PROBLEM:
Copy each line containing the word "this" from the records that follow, please.
start EXERCISE INPUTS
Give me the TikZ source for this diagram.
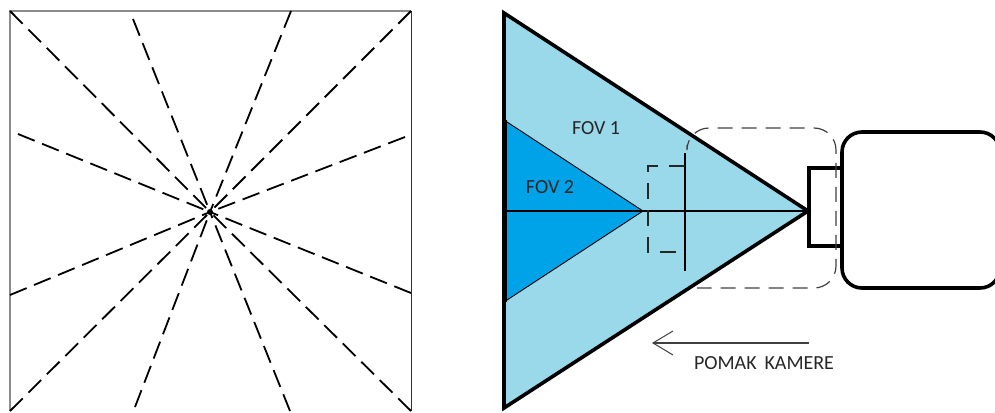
\documentclass[tikz,border=0pt]{standalone}
\usepackage{fontspec}
\setmainfont{Carlito}
\usetikzlibrary{arrows.meta, positioning}
\definecolor{fovone}{HTML}{99D9EA}
\definecolor{fovtwo}{HTML}{00A2E8}

\begin{document}
\begin{tikzpicture}[
  x=1pt, y=-1pt,
  spoke/.style={draw, line width=1.8pt, dash pattern=on 18pt off 8pt},
  heavy/.style={draw, line width=3.6pt},
  thinline/.style={draw, line width=1.2pt},
  dashbox/.style={draw, black!75, line width=1.2pt, dash pattern=on 15pt off 9pt},
  lbl/.style={font=\fontsize{20}{24}\selectfont, text=black!85, inner sep=0pt},
  arr/.style={-{Straight Barb[length=20pt, width=24pt, line width=1pt]}, black!75, line width=1.2pt}
]
\useasboundingbox (0,0) rectangle (995,412);

% left square
\draw[black!45, line width=1.3pt] (10,411) -- (10,11) -- (411,11);
\draw[black!80, line width=1pt] (411,11) -- (411,411);
\coordinate (hub) at (210,212);
\foreach \px/\py in {10/11, 133/19, 291/11, 411/11, 405/137, 411/293, 411/411, 290/411, 135/407, 10/411, 10/295, 18/134}
  \draw[spoke] (\px,\py) -- (hub);
\fill (hub) circle (3pt);

% field of view
\coordinate (topleft) at (504,13);
\coordinate (apex) at (808,211);
\coordinate (botleft) at (504,408);
\coordinate (midleft) at (504,211);
\coordinate (innertop) at (504,120);
\coordinate (innerapex) at (643,211);
\coordinate (innerbot) at (504,302);
\fill[fovone] (topleft) -- (apex) -- (botleft) -- cycle;
\filldraw[fill=fovtwo, draw=black, line width=0.9pt] (innertop) -- (innerapex) -- (innerbot) -- cycle;
\draw[heavy] (topleft) -- (apex) -- (botleft) -- cycle;
\draw[line width=2pt] (506,120) -- (506,302);
\draw[thinline] (midleft) -- (apex);
\node[lbl] (fovonelabel) at (596,128) {FOV 1};
\node[lbl] (fovtwolabel) at (550,187) {FOV 2};

% sensor and its old position
\draw[line width=1.5pt] (685,153) -- (685,271);
\draw[dashbox, line width=1.4pt, black!85, dash pattern=on 16pt off 11pt] (685,166) -- (648,166) -- (648,252) -- (685,252);

% camera
\node[draw, line width=3.6pt, rounded corners=20pt, minimum width=158pt, minimum height=156pt, inner sep=0pt] (body) at (921,210) {};
\draw[heavy] (body.west |- 0,168) -- (809,168) -- (809,246) -- (body.west |- 0,246);
\draw[dashbox, rounded corners=22pt] (687,145) -- (687,128) -- (836,128) -- (836,288) -- (697,288);

% movement
\coordinate (movestart) at (809,343);
\coordinate (moveend) at (652,343);
\draw[arr] (movestart) -- (moveend);
\node[lbl] (movelabel) at (764,363) {POMAK\, KAMERE};
\end{tikzpicture}
\end{document}
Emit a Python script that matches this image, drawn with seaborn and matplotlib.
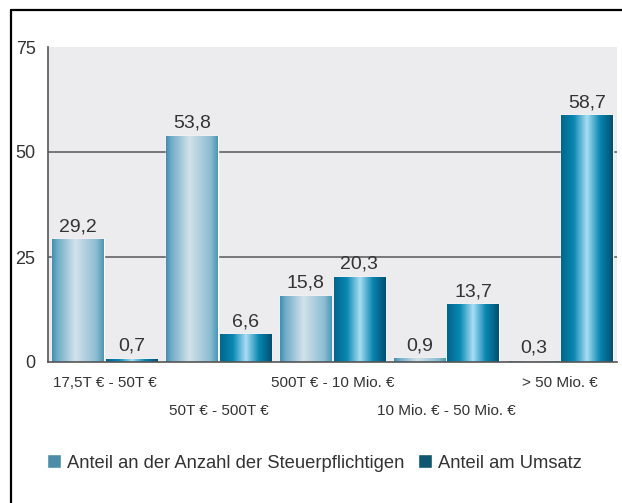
import matplotlib
matplotlib.use("Agg")
import matplotlib.pyplot as plt
import numpy as np
import pandas as pd
import seaborn as sns
from matplotlib.colors import LinearSegmentedColormap
from matplotlib.lines import Line2D

categories = [
    "17,5T € - 50T €",
    "50T € - 500T €",
    "500T € - 10 Mio. €",
    "10 Mio. € - 50 Mio. €",
    "> 50 Mio. €",
]
series_names = ["Anteil an der Anzahl der Steuerpflichtigen", "Anteil am Umsatz"]
anteil_anzahl = [29.2, 53.8, 15.8, 0.9, 0.3]
anteil_umsatz = [0.7, 6.6, 20.3, 13.7, 58.7]
y_ticks = [0, 25, 50, 75]

df = pd.DataFrame({
    "Klasse": categories * 2,
    "Serie": [series_names[0]] * len(categories) + [series_names[1]] * len(categories),
    "Wert": anteil_anzahl + anteil_umsatz,
})

sns.set_theme(style="white")
plt.rcParams["font.family"] = ["Liberation Sans", "DejaVu Sans"]

legend_colors = ["#3f93b7", "#005f80"]
cmaps = [
    LinearSegmentedColormap.from_list("hell", [
        (0.0, "#3f8fb0"), (0.1, "#6eabc7"), (0.45, "#d2e2ea"),
        (0.85, "#8dbdd3"), (1.0, "#4a97b6")]),
    LinearSegmentedColormap.from_list("dunkel", [
        (0.0, "#00658c"), (0.25, "#0a88b3"), (0.5, "#a8ddf4"),
        (0.75, "#0a86b0"), (1.0, "#004f72")]),
]

fig = plt.figure(figsize=(6.22, 5.03), dpi=100)
ax = fig.add_axes([48 / 622, 141 / 503, 569 / 622, 315 / 503])
ax.set_facecolor("#ececee")

sns.barplot(data=df, x="Klasse", y="Wert", hue="Serie", order=categories,
            hue_order=series_names, palette=legend_colors, width=0.94,
            gap=0.04, ax=ax, zorder=3)

# cylinder shading on every bar, clipped to the bar itself
grad = np.linspace(0, 1, 256).reshape(1, -1)
for container, cmap in zip(ax.containers, cmaps):
    for bar in container:
        x, y = bar.get_x(), bar.get_y()
        w, h = bar.get_width(), bar.get_height()
        im = ax.imshow(grad, extent=[x, x + w, y, y + h], aspect="auto",
                       cmap=cmap, zorder=3.5, interpolation="bilinear")
        im.set_clip_path(bar)
    ax.bar_label(container, fmt=lambda v: f"{v:.1f}".replace(".", ","),
                 padding=3, fontsize=14, color="#333333", zorder=5)

n = len(categories)
ax.set_xlim(-0.5, n - 0.5)
ax.set_ylim(0, 75)
ax.set_yticks(y_ticks)
ax.set_yticklabels([str(t) for t in y_ticks], fontsize=13, color="#333333")
for t in y_ticks[1:-1]:
    ax.axhline(t, color="#6e6e6e", lw=1.3, zorder=2)

ax.set_xticks(range(n))
ax.set_xticklabels(categories, fontsize=11, color="#333333")
ax.set_xticks(np.arange(n + 1) - 0.5, minor=True)
ax.tick_params(axis="x", which="major", length=0, pad=10)
ax.tick_params(axis="x", which="minor", length=5, width=1, color="#555555", direction="out")
ax.tick_params(axis="y", length=0, pad=9)
# every second label sits one row lower
for i, tick in enumerate(ax.xaxis.get_major_ticks()):
    if i % 2 == 1:
        tick.set_pad(30)
ax.set_xlabel("")
ax.set_ylabel("")

for side in ["top", "right"]:
    ax.spines[side].set_visible(False)
for side in ["left", "bottom"]:
    ax.spines[side].set_color("#555555")
    ax.spines[side].set_linewidth(1.2)
    ax.spines[side].set_zorder(6)

sns.move_legend(ax, "center left", bbox_to_anchor=(47 / 622, 40 / 503),
                bbox_transform=fig.transFigure, ncol=2, frameon=False,
                title=None, fontsize=13.2, handlelength=0.75, handleheight=0.75,
                handletextpad=0.35, columnspacing=0.75, borderpad=0, borderaxespad=0)
for txt in ax.get_legend().get_texts():
    txt.set_color("#333333")

# frame around the figure (only top and left visible in the crop)
fig.add_artist(Line2D([11 / 622, 11 / 622], [0, 1 - 10 / 503], color="black",
                      lw=1.6, transform=fig.transFigure))
fig.add_artist(Line2D([11 / 622, 1], [1 - 10 / 503, 1 - 10 / 503], color="black",
                      lw=1.6, transform=fig.transFigure))

fig.savefig("out.png", dpi=100)
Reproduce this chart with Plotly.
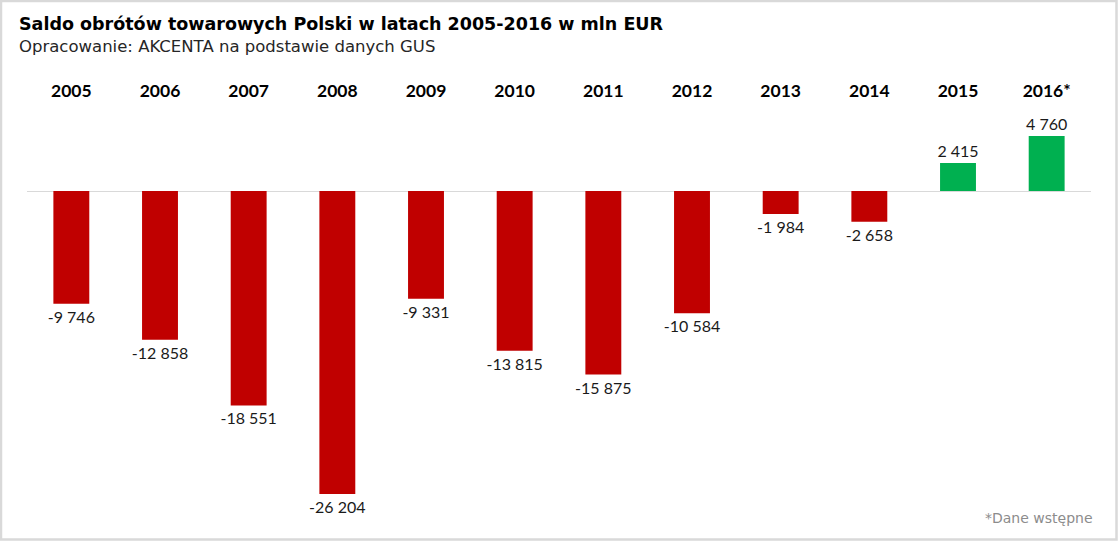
import plotly.graph_objects as go

years = ["2005", "2006", "2007", "2008", "2009", "2010", "2011", "2012", "2013", "2014", "2015", "2016*"]
saldo = [-9746, -12858, -18551, -26204, -9331, -13815, -15875, -10584, -1984, -2658, 2415, 4760]

title = "Saldo obrótów towarowych Polski w latach 2005-2016 w mln EUR"
subtitle = "Opracowanie: AKCENTA na podstawie danych GUS"
footnote = "*Dane wstępne"

RED = "#C00000"
GREEN = "#00B050"

colors = [GREEN if v > 0 else RED for v in saldo]
labels = [f"{v:,}".replace(",", " ") for v in saldo]

W, H = 1118, 541
ML, MR, MT, MB = 27, 27, 110, 21
FONT = "Lato"
WIDE = "DejaVu Sans"

fig = go.Figure()
fig.add_trace(go.Bar(
    x=years, y=saldo,
    marker=dict(color=colors, line=dict(width=0)),
    width=0.405,
    text=labels,
    textposition="outside",
    constraintext="none",
    textfont=dict(family=FONT, size=16, color="#1a1a1a"),
    cliponaxis=False,
    hoverinfo="x+y",
))

fig.update_layout(
    width=W, height=H,
    margin=dict(l=ML, r=MR, t=MT, b=MB),
    paper_bgcolor="white", plot_bgcolor="white",
    showlegend=False,
    bargap=0.595,
    xaxis=dict(
        side="top", showgrid=False, showline=False, zeroline=False, ticks="",
        tickfont=dict(family=FONT, size=17.5, color="#000000", weight="bold"),
        ticklabelstandoff=9,
        fixedrange=True,
    ),
    yaxis=dict(
        range=[-28460, 7007], showgrid=False, showticklabels=False, ticks="",
        zeroline=True, zerolinecolor="#D9D9D9", zerolinewidth=1,
        showline=False, fixedrange=True,
    ),
    annotations=[
        dict(text="<b>" + title + "</b>", xref="paper", yref="paper",
             x=-10 / 1064, y=1 + (110 - 24) / 410, xanchor="left", yanchor="middle",
             showarrow=False, font=dict(family=WIDE, size=17.5, color="#000000")),
        dict(text=subtitle, xref="paper", yref="paper",
             x=-10 / 1064, y=1 + (110 - 46) / 410, xanchor="left", yanchor="middle",
             showarrow=False, font=dict(family=WIDE, size=16.5, color="#262626")),
        dict(text=footnote, xref="paper", yref="paper",
             x=(1095 - 27) / 1064, y=-(518 - 520) / 410, xanchor="right", yanchor="middle",
             showarrow=False, font=dict(family=WIDE, size=14, color="#8C8C8C")),
    ],
    shapes=[
        dict(type="rect", xref="paper", yref="paper",
             x0=-(27 - 1) / 1064, x1=1 + (27 - 1.5) / 1064,
             y0=-(21 - 1.5) / 410, y1=1 + (110 - 1) / 410,
             line=dict(color="#D9D9D9", width=2.5), fillcolor="rgba(0,0,0,0)", layer="below"),
    ],
)

fig.write_html("out.html")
end EXERCISE INPUTS
EXERCISE ANSWER:
Give me the TikZ source for this diagram.
Emit a Python script that matches this image, drawn with seaborn and matplotlib.
Reproduce this chart with Plotly.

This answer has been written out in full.